Lions in the African landscape. Photo by USFWS
For decades, hunting has been an important tool for U.S. wildlife managers, helping to protect and restore dozens of native wildlife populations from elk to ducks, mule deer to wild turkeys. American hunters make up the largest proportion of people who hunt overseas, placing our nation in a key role to support science-based, well-managed hunting programs abroad.
Last year, the Fish and Wildlife Service acted to protect all lions under the Endangered Species Act (ESA) while acknowledging that sport hunting could play a significant role in their conservation. The import of lion trophies taken in South Africa during permitted hunts from wild and wild-managed lion populations was approved. These are lions that roam in a limited number of national parks or on reserves designated by South Africa’s wildlife management authorities.
Today, we’re announcing the continuation of our previous approval. The import of trophies taken from South African wild and wild-managed lion populations supports a science-based conservation program. However, until additional information becomes available, the Service is unable to authorize the import of captive lion trophies from South Africa. These findings will remain in place through the 2019 hunting seasons unless information is received that causes us to reconsider.
Our nation has an obligation under the ESA to make sure U.S. hunters are contributing to the conservation of lions in the wild by participating in hunting programs that provide a clear conservation benefit and contribute to the long-term survival of the species in the wild. These decisions meet our obligation under the ESA while assisting in building and sustaining community support for lion conservation and helping combat poaching and illegal trade in South Africa.
The Service worked closely with South Africa’s Ministry of Environmental Affairs during the past year to gather and analyze information about management of both wild and captive populations. Based on the information provided, we’ve concluded that issuing an import permit for legally hunted lions from a wild or wild-managed population in South Africa would have positive benefits, both direct and indirect, on the long-term survival of the species.
South Africa’s hunting program focuses on taking only those lions that are old enough to have already successfully bred and raised several litters of cubs. This level of take is conservative and based on scientific recommendations of sustainable take of lions to ensure the continued presence of lions within South Africa.
In the case of lions taken from captive populations, that burden of proof has not been met. Captive-bred lions are managed for financial gain, with genetics and population demographics manipulated for this purpose. This could compromise genetic integrity and provenance and therefore make these lions not suitable for reintroduction purposes. The South African Ministry of Environmental Affairs has limited control over the management and harvest of these animals on private lands. We have yet to receive specific information about the hunting of captive lions in South Africa demonstrating a benefit from these activities to the long-term survival of the species in the wild.

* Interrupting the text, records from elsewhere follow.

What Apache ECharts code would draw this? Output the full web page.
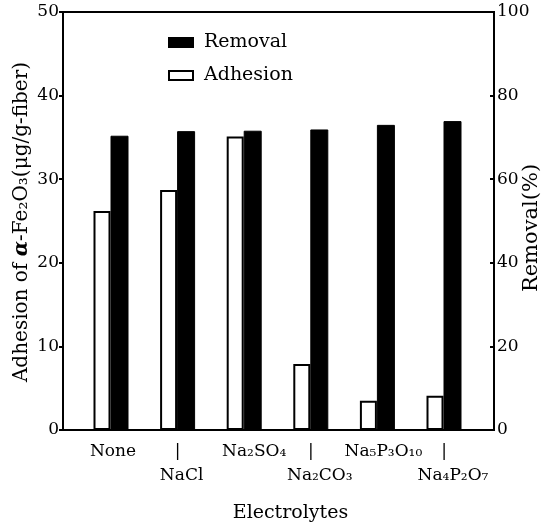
<!DOCTYPE html>
<html>
<head>
<meta charset="utf-8">
<script src="https://cdn.jsdelivr.net/npm/echarts@6/dist/echarts.min.js"></script>
<style>
html,body{margin:0;padding:0;background:#fff;}
#chart{width:551px;height:524px;}
</style>
</head>
<body>
<div id="chart"></div>
<script>
const categories = ['None', 'NaCl', 'Na\u2082SO\u2084', 'Na\u2082CO\u2083', 'Na\u2085P\u2083O\u2081\u2080', 'Na\u2084P\u2082O\u2087'];
const adhesion = [26.2, 28.7, 35.1, 7.9, 3.5, 4.1];
const removal = [70.4, 71.5, 71.6, 71.9, 73.0, 73.9];
const leftTicks = [0, 10, 20, 30, 40, 50];
const rightTicks = [0, 20, 40, 60, 80, 100];
const leftTitle = 'Adhesion of ';
const leftTitleGreek = '\u03b1';
const leftTitleRest = '-Fe\u2082O\u2083(\u03bcg/g-fiber)';
const rightTitle = 'Removal(%)';

const FONT = '"DejaVu Serif", "Liberation Serif", serif';
// horizontal nudge of each category label (style only)
const labelNudge = [2, 4, 10, 9, 6, 9];
const labelRich = {};
labelNudge.forEach(function (d, i) {
  labelRich['s' + i] = {fontFamily: FONT, fontSize: 17, color: '#000', lineHeight: 24, padding: [0, 0, 0, 2 * d]};
});
labelRich.bar = {fontFamily: FONT, fontSize: 17, color: '#000', lineHeight: 24};

const chart = echarts.init(document.getElementById('chart'), null, {renderer: 'canvas'});

const option = {
  backgroundColor: '#fff',
  animation: false,
  textStyle: {fontFamily: FONT, color: '#000'},
  legend: {
    orient: 'vertical',
    left: 163,
    top: 28,
    itemWidth: 24,
    itemHeight: 9,
    itemGap: 14,
    icon: 'rect',
    data: ['Removal', 'Adhesion'],
    textStyle: {fontFamily: FONT, fontSize: 19, color: '#000', padding: [0, 0, 0, 6]}
  },
  grid: [
    {left: 63, right: 57, top: 12, bottom: 94, show: true, borderColor: '#000', borderWidth: 2,
     backgroundColor: 'transparent', containLabel: false, outerBoundsMode: 'none'},
    {left: 77.7, right: 73.7, top: 12, bottom: 94, containLabel: false, outerBoundsMode: 'none'}
  ],
  graphic: [
    {
      type: 'text', x: 22, y: 222, rotation: Math.PI / 2,
      style: {
        text: '{n|' + leftTitle + '}{a|' + leftTitleGreek + '}{n|' + leftTitleRest + '}',
        align: 'center', verticalAlign: 'middle',
        rich: {
          n: {fontFamily: FONT, fontSize: 20, fill: '#000'},
          a: {fontFamily: FONT, fontSize: 20, fill: '#000', fontStyle: 'italic', fontWeight: 'bold'}
        }
      }
    },
    {
      type: 'text', x: 532, y: 228, rotation: Math.PI / 2,
      style: {text: rightTitle, fontFamily: FONT, fontSize: 21, fill: '#000', align: 'center', verticalAlign: 'middle'}
    }
  ],
  xAxis: [
    {type: 'category', gridIndex: 0, data: categories, show: false},
    {
      type: 'category', gridIndex: 1, data: categories,
      axisLine: {show: false}, axisTick: {show: false},
      axisLabel: {
        interval: 0, margin: 10, fontFamily: FONT, fontSize: 17, color: '#000', lineHeight: 24,
        formatter: function (v, i) {
          return i % 2 ? '{bar||}\n{s' + i + '|' + v + '}' : '{s' + i + '|' + v + '}';
        },
        rich: labelRich
      },
      name: 'Electrolytes', nameLocation: 'middle', nameGap: 74,
      nameTextStyle: {fontFamily: FONT, fontSize: 19, color: '#000', padding: [0, 0, 0, 26]}
    }
  ],
  yAxis: [
    {
      type: 'value', gridIndex: 0, position: 'left', min: 0, max: 50, interval: 10,
      axisLine: {show: true, lineStyle: {color: '#000', width: 2}},
      axisTick: {show: true, length: 4, lineStyle: {color: '#000', width: 2}},
      splitLine: {show: false},
      axisLabel: {fontFamily: FONT, fontSize: 17, color: '#000', margin: 4,
        formatter: function (v) { return leftTicks.indexOf(v) >= 0 ? String(v) : ''; }}
    },
    {
      type: 'value', gridIndex: 0, position: 'right', min: 0, max: 100, interval: 20,
      axisLine: {show: true, lineStyle: {color: '#000', width: 2}},
      axisTick: {show: true, inside: true, length: 4, lineStyle: {color: '#000', width: 2}},
      splitLine: {show: false},
      axisLabel: {fontFamily: FONT, fontSize: 17, color: '#000', margin: 3,
        formatter: function (v) { return rightTicks.indexOf(v) >= 0 ? String(v) : ''; }}
    },
    {type: 'value', gridIndex: 1, min: 0, max: 50, interval: 10, show: false},
    {type: 'value', gridIndex: 1, min: 0, max: 100, interval: 20, show: false}
  ],
  series: [
    {
      name: 'Adhesion', type: 'bar', xAxisIndex: 1, yAxisIndex: 2, data: adhesion,
      barWidth: 17, barGap: '0%',
      itemStyle: {color: '#fff', borderColor: '#000', borderWidth: 2}
    },
    {
      name: 'Removal', type: 'bar', xAxisIndex: 1, yAxisIndex: 3, data: removal,
      barWidth: 18, barGap: '0%',
      itemStyle: {color: '#000', borderColor: '#000', borderWidth: 1}
    }
  ]
};
chart.setOption(option);
</script>
</body>
</html>
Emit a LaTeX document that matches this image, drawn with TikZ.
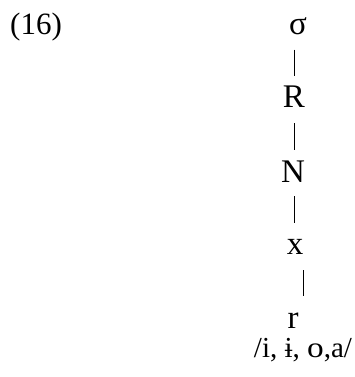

We will continue working on multiple levels with our partners to protect lions and address the threats they face. This includes efforts to reduce livestock depredation and to prevent illegal killing of lions while supporting tourism and other economic activities involving wild and wild-managed lions. We’re also working with international law enforcement partners to investigate, arrest and prosecute poachers and traffickers.
We will keep engaging and working with our international counterparts to evaluate and assess sport-hunting programs. This will help ensure that American hunters continue to find opportunities to contribute to conservation and support local communities through legal, science-based, well-managed hunting programs, such as those currently in place for wild and wild-managed lions in South Africa.